During the sequence of moments in which I have a cup in view, I see it as the same object, even though I may be looking at it from a series of positions. Not only that, but at each moment I have an expectation about the immediate future: that the cup will reveal its different sides as I move relative to it, whatever that movement may be. Although I might know my own coffee cup well, the same will not be true of other objects — e.g. a house or tree or sculpture only one side of which I have seen so far. Each phenomenal object has what Husserl calls a horizon. It is known to me only in part, but I hold the expectation of a future in which the object (or my perception of it) is extended various ways. This is like traveling over a horizon on the earth, except that it applies to every object at all times.
Here we see that the structure of a noema is rather complex. It includes a presentation (what I can see), and features that I ascribe to it. It also includes a notion of identity (this cup), which persists as time progresses, regardless of how the presentation and features may change. Husserl calls this identity the noematic core. So the account is: the cup as intentional content over time is a sequence of closely related noema, sharing a noematic core. At each moment, there is a horizon for the noema consisting of the possible noemata that lie in the future sharing the same core. Note that Kant’s picture was not entirely different: the presentations of noemata correspond roughly to Kant’s representations. The common noematic core is constructed via the synthesis of the understanding.
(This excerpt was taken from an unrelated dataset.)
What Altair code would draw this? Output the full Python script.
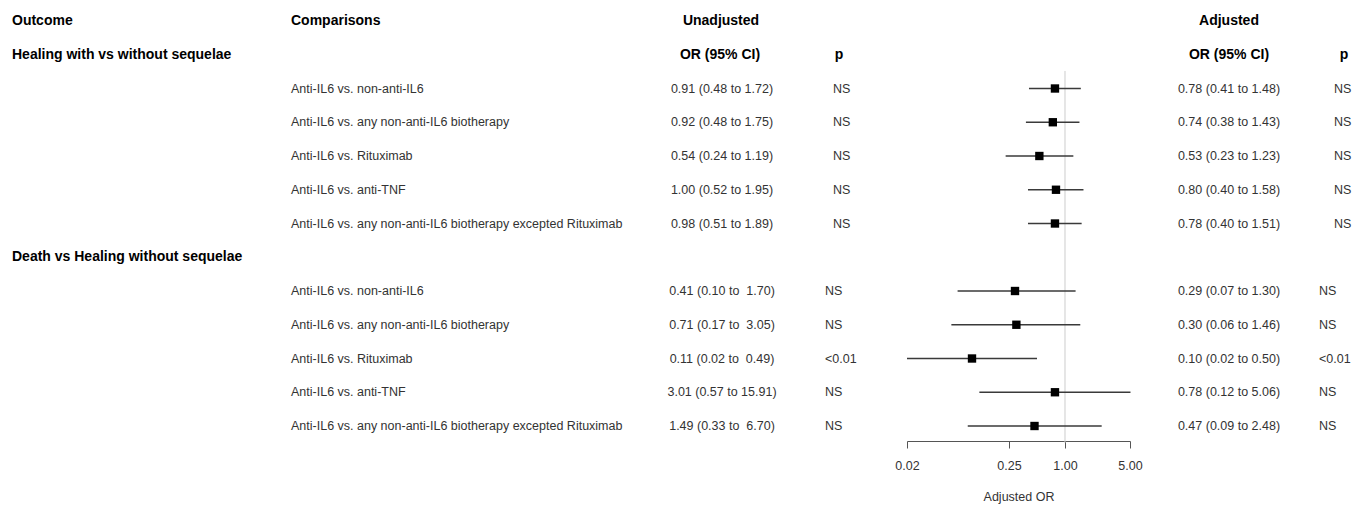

Note this account does not rely on any assumption about the existence of external objects corresponding to the noemata. The horizon-structure described above is an aspect of the phenomena themselves, or one might say, equivalently, of the mind.
Phenomenology does not end with Husserl, but he established the modern principles of the field. Heidegger, Husserl’s student, was a particularly significant figure in phenomenology’s further development, but he and other more recent contributors are beyond the scope of this brief note.